With the game level, the two sides exhausted and many players suffering from cramp, it was announced that there would be five extra minutes. The noise from the stands increased as Sherlock embarked on an ambitious solo run on the Laois end-line. He was tackled by Ross Munnelly, who slapped the ball out of his hands only to see it spill out over the line for a Dublin forty-five. With four minutes remaining and a less-than-confident Mossy Quinn standing over the ball and staring into a sea of expectant faces on the Hill, it seemed as if the gods of free-taking were out to taunt the Dubs again. But Quinn struck the ball better than he had done throughout the game and edged Dublin into a one-point lead.
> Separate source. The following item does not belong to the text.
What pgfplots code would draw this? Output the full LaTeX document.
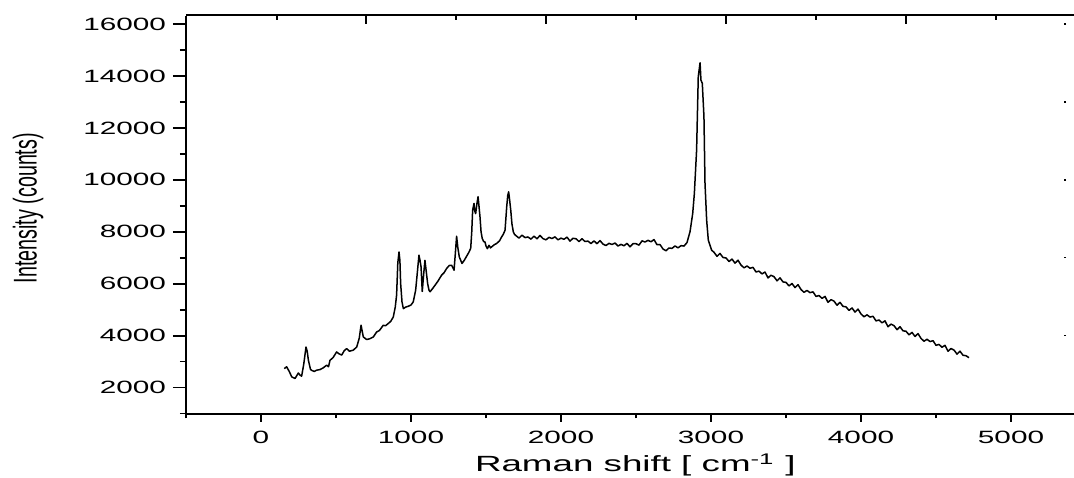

Laois threw everything they had at the champions-elect. Intent on covering every inch of grass in Croke Park, Ross Munnelly was soon at the other end of the field trying to make amends for giving away the forty-five. When he hit the deck, the referee deemed it a free and it seemed as if the game would be brought level again and go to a replay. Munnelly performed his usual pre-kick routine, side-stepping and jogging forward five or six steps, before driving the ball agonisingly wide. The noise on the Hill ratcheted up another few decibels.

The miss was a crushing psychological blow and Munnelly was clearly still thinking about it when he received the ball from a team-mate with some space to work in, but the ball slipped out of his hands and was cleared up the field. Laois fought tigerishly to get it back and the ball found Chris Kelly whose despairing shot sailed just wide of the post, handing Dublin the Delaney Cup.